Yeah, fraz, but at least it is a little sticker on the back of the helmet instead of the big GU patch on the upper left front of the jersey. Much easier to ignore.

I wonder if we will be seeing more, if any players copyrighting their images, or having exclusive license for their likeness, signature, name, etc., etc. like Dale Earnhardt did. Then wouldn't EA have to deal with each player individually?

posted by steelergirl at 05:54 PM on October 09, 2008

I assume that they would steelergirl, but if any other games are any indication they either don't do it very often or some players just don't sign a deal. In an MVP baseball game the Giants' best player was named John Dowd and not Barry Bonds. Similarly, in recent editions of Madden neither Parcells or Belichick have been named, rather they have been called names like NE Coach.

posted by Ying Yang Mafia at 11:31 PM on October 09, 2008

Thanks for that bit of info YYM.

So I guess that is a double edged sword. If you have your name/image copyrighted, EA just works around you. Hmmmmm. IDK if Bonds, Parcells, and Belichick have trademarked themselves, but that would be why they aren't mentioned in the games, right?

posted by steelergirl at 03:03 AM on October 10, 2008

If you have your name/image copyrighted, EA just works around you. Hmmmmm.
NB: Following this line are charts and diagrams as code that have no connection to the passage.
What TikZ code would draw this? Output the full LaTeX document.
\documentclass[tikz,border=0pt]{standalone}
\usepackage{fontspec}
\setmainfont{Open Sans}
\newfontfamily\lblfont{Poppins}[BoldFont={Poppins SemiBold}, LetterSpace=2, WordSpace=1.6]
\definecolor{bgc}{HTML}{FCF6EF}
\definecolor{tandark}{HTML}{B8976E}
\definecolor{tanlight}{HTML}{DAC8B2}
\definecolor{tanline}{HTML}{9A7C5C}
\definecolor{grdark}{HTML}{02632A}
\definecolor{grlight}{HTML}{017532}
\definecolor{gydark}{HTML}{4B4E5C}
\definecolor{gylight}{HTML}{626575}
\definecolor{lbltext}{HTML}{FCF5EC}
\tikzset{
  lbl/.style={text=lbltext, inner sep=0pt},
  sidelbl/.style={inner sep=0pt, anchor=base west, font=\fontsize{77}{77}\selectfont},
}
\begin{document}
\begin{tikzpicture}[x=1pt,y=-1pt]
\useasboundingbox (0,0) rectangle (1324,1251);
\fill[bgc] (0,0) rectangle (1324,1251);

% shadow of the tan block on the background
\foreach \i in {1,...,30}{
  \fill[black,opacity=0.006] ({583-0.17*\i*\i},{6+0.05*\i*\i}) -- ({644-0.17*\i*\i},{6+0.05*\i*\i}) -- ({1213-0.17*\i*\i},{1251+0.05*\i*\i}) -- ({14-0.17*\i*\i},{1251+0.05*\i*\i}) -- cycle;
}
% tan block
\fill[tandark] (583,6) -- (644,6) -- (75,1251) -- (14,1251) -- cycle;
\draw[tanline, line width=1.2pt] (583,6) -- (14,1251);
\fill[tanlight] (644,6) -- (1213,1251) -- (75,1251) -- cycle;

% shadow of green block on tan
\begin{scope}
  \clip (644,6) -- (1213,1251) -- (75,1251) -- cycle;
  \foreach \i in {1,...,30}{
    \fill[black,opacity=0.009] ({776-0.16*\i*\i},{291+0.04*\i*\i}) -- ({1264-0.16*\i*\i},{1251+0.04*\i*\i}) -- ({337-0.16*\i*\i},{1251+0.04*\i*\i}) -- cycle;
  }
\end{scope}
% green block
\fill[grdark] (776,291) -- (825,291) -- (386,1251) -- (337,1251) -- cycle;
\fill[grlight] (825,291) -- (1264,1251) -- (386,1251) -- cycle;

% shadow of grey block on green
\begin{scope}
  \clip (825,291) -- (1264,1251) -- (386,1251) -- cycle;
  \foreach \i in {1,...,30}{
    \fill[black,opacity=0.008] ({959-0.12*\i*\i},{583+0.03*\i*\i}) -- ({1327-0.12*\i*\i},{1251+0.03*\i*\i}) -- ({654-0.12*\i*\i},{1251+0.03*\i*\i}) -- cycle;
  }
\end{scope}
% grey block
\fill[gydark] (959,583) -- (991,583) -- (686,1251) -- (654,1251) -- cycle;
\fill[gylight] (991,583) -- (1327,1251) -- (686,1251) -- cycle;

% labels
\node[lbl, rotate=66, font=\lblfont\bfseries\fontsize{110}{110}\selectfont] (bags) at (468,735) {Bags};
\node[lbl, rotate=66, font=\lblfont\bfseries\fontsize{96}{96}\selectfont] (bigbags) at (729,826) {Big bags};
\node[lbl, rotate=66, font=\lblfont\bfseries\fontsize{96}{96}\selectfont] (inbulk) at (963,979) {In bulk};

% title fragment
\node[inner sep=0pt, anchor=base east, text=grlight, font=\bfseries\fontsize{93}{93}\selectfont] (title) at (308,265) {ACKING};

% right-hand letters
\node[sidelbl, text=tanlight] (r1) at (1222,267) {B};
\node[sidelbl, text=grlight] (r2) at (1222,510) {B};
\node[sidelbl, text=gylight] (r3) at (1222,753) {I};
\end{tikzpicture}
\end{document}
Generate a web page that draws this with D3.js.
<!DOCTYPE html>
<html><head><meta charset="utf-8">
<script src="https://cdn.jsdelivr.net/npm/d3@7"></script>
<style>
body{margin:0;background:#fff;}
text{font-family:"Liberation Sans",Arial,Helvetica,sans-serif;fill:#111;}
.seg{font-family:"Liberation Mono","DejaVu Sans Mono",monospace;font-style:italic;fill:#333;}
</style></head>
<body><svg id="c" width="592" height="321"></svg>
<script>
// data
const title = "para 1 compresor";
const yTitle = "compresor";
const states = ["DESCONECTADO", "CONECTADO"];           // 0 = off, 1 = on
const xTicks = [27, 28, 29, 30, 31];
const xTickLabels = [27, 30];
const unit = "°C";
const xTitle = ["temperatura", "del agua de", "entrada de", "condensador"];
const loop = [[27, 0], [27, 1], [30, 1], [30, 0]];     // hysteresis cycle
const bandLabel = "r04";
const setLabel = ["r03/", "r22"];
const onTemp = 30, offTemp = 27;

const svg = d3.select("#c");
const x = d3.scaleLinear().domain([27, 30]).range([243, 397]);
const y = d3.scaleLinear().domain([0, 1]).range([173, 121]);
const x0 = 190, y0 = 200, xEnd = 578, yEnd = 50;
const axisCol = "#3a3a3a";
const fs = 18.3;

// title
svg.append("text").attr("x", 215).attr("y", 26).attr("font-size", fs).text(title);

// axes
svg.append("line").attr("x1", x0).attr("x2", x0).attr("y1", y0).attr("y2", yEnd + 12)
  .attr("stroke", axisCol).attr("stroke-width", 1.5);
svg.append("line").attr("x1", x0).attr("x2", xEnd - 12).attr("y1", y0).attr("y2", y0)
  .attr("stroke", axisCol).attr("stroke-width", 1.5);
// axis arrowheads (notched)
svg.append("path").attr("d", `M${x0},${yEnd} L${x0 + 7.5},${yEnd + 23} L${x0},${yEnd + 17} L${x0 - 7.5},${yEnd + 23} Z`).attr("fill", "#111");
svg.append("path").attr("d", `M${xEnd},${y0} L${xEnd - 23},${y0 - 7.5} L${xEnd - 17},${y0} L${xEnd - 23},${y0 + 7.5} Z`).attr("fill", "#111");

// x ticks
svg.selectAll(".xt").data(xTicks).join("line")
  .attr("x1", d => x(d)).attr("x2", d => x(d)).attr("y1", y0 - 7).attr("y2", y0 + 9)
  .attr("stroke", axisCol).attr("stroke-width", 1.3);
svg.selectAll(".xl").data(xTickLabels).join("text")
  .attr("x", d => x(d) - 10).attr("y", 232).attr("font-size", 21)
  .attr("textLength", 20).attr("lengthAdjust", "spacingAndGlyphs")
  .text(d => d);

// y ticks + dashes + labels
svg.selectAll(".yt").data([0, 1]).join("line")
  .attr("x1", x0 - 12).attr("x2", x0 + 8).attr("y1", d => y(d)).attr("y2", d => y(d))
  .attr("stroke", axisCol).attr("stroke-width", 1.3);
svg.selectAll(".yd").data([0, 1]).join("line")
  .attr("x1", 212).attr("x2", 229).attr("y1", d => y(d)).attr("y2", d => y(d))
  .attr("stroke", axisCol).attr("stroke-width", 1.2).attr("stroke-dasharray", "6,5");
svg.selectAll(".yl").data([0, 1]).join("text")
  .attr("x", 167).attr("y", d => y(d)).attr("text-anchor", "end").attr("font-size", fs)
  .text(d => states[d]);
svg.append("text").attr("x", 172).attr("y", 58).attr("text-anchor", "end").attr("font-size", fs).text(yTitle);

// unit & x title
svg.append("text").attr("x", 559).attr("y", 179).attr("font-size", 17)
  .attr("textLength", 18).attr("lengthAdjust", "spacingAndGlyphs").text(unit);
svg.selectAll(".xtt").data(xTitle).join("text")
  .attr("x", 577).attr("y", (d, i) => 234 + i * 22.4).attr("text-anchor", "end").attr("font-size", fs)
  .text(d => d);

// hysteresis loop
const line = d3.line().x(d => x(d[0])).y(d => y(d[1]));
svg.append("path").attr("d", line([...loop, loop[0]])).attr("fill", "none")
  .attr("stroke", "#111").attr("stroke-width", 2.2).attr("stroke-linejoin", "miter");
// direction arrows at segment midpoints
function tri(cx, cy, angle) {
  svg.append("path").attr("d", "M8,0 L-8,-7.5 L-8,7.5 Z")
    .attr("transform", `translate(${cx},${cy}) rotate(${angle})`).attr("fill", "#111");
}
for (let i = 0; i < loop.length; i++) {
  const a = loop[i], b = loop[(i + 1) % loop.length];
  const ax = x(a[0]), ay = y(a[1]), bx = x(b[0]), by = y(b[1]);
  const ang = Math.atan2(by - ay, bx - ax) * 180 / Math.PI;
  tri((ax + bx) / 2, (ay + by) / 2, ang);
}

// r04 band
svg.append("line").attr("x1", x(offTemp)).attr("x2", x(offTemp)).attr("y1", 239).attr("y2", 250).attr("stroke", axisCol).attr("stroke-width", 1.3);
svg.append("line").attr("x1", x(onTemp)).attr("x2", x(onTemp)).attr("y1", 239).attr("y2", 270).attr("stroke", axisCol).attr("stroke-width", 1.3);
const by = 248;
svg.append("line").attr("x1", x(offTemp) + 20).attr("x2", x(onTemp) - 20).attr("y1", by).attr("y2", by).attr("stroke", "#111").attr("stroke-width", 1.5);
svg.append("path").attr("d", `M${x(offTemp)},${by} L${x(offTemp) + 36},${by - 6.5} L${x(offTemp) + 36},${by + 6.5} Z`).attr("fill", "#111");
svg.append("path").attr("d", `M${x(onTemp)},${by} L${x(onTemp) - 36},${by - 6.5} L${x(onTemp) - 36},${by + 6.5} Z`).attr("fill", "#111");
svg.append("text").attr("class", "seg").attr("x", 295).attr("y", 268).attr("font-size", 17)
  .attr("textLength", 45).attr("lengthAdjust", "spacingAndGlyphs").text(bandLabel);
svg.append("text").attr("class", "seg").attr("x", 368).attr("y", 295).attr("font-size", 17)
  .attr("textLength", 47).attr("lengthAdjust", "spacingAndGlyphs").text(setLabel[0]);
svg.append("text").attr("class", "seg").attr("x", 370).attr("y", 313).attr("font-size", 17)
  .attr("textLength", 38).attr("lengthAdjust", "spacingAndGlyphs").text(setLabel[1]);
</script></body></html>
IDK if Bonds, Parcells, and Belichick have trademarked themselves, but that would be why they aren't mentioned in the games, right?

It's not a copyright or trademark issue, it has to do with rights of publicity -- basically, a right to control use of your name, likeness, and image for commercial purposes that arises under state law.

posted by holden at 04:04 PM on October 10, 2008

I always just assumed it was because they were such jerks that EA just didn't want them in their games.